Studies have also indicated that smokers display higher levels of anxiety than non-smokers, adds Prof McNeill. This suggests turning to cigarettes to relieve tension and stress actually makes matters worse.

This is, of course, not to mention the tension and stress caused by smoking-related illnesses like cancer and heart disease.

But Lion Shahab, a research psychologist at University College London’s Health Behaviour Unit who specialises in tobacco use, acknowledges that addiction is bound up by context.

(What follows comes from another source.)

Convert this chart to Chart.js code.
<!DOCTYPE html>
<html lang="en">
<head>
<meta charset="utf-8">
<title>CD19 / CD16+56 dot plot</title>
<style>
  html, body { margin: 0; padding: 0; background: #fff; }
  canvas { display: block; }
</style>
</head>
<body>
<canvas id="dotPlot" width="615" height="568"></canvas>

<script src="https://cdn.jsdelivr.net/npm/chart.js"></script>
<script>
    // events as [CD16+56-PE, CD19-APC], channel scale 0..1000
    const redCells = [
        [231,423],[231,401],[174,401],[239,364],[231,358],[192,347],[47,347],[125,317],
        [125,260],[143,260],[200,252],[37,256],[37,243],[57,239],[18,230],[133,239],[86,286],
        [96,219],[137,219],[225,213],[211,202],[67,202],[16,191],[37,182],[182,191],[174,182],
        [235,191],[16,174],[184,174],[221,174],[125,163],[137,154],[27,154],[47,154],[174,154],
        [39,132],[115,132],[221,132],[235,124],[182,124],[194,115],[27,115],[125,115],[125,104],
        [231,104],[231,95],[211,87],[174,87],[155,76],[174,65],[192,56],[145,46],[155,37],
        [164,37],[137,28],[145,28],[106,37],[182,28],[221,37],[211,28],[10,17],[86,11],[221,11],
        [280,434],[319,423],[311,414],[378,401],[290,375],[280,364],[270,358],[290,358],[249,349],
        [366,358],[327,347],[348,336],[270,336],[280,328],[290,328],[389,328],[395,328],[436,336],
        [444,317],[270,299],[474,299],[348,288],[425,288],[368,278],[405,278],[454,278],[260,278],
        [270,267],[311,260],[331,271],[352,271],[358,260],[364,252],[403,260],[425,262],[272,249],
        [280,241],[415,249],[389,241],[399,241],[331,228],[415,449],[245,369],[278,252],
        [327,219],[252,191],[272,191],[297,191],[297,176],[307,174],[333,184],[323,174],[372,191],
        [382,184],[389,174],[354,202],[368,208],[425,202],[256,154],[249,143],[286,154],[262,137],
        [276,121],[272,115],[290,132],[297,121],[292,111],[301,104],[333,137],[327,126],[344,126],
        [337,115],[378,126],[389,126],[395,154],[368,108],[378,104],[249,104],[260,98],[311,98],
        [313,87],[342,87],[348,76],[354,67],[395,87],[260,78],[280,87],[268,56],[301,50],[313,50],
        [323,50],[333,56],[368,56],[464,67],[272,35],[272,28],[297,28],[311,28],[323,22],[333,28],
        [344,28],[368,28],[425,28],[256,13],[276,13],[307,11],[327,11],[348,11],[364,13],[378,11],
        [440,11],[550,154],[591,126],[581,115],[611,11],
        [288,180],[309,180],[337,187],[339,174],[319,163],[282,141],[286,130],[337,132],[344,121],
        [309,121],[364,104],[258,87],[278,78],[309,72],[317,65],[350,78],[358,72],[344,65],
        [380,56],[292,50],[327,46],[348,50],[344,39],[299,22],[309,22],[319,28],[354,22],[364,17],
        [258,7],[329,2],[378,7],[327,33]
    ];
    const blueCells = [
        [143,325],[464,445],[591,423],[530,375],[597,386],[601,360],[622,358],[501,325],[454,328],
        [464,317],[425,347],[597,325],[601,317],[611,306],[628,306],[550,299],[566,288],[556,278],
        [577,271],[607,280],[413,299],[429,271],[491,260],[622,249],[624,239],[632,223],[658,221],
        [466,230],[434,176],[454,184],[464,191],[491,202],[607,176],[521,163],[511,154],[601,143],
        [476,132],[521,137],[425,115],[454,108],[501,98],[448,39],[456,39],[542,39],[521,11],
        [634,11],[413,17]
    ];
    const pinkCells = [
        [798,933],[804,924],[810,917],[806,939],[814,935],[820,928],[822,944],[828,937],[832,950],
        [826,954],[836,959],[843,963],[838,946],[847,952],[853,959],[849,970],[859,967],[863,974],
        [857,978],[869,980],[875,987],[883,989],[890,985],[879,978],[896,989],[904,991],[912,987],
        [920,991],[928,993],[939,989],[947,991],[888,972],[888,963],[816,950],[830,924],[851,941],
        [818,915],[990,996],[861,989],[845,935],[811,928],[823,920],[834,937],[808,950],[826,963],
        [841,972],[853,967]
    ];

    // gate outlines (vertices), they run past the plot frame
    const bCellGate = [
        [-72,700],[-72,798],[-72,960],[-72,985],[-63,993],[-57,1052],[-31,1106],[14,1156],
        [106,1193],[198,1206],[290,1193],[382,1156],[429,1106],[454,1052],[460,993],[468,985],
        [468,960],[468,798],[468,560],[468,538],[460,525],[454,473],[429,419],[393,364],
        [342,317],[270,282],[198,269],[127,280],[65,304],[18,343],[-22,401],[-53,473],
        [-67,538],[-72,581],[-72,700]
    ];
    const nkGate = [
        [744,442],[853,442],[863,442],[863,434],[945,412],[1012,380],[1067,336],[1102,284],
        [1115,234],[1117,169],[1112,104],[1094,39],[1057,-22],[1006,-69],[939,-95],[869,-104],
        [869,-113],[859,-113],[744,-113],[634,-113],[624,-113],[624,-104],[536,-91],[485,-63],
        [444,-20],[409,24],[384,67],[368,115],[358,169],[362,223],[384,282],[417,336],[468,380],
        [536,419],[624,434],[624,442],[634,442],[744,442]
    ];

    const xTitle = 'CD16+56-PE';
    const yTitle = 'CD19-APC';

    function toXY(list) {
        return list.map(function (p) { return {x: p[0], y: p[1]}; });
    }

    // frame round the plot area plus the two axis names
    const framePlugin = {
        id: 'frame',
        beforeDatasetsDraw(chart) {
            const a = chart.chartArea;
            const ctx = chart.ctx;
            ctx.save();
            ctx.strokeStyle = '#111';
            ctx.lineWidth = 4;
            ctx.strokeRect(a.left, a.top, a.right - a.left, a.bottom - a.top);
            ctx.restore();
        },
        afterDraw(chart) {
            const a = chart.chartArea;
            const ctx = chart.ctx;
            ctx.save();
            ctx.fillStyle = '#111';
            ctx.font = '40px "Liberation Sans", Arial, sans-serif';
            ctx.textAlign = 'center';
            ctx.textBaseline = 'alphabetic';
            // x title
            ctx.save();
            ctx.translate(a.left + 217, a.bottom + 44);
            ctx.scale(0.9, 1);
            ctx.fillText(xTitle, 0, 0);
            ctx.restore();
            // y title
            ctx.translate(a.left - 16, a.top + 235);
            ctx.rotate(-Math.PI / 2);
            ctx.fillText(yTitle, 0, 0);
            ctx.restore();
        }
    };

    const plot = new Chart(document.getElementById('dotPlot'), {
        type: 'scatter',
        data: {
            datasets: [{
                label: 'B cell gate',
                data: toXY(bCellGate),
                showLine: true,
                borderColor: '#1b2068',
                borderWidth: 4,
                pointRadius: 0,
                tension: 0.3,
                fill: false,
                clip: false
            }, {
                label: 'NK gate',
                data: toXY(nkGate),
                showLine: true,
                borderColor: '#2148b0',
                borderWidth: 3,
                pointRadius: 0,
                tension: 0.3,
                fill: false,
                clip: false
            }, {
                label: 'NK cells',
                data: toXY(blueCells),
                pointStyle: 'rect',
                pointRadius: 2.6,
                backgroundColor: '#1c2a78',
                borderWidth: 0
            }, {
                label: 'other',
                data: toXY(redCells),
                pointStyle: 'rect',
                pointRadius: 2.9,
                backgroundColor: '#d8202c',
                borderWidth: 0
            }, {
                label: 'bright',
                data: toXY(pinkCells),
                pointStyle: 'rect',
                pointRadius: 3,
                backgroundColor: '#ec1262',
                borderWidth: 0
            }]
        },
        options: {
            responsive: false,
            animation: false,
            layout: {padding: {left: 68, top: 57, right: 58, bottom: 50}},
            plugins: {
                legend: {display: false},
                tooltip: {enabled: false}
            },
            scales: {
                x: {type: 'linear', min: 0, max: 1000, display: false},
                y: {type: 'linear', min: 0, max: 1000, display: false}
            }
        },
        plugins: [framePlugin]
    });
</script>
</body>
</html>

“It’s a bit like Pavlov’s dog – you associate smoking with a particular environment,” he says.

‘Double whammy’

“Studies have shown that smokers crave cigarettes more in a pub setting than in an office setting, because that’s where they would expect smoking to take place.”

So how can would-be ex-smokers avoid being hit by a double whammy of withdrawal symptoms when they finally put aside their lighters?

When Spain’s own smoking ban came into force in January 2006, confectionary manufacturers Chupa Chups did their best to cash in.

MAGAZINE’S QUITTERS’ PANEL
Panel

The brand’s sales rose by 25% after it brought out a range of lollipops in cigarette carton-like packaging, offering quitters an alternative hand-to-mouth activity.

But this option may not prove appealing to smokers who are already concerned about putting on weight if they give up.

A healthier alternative is suggested by Brian Jones, a counsellor with the stop-smoking charity Quit.

He says the most important step for anyone hoping to kick their habit is to change his or her routine, so that every day does not become a series of reminders of what is missing.

“If you used to take a cigarette break, still try and have the same amount of time off – but do something different, or else you’ll resent the fact that you can’t smoke,” he suggests.

“Go for a walk instead of reading the paper with a cigarette. Or if you used to drink a coffee while you smoked, have a fruit juice instead.”

The loss of a key part of the daily routine might be a traumatic prospect for some. But with the government forcing their hands, they will never have a better opportunity to leave old habits behind.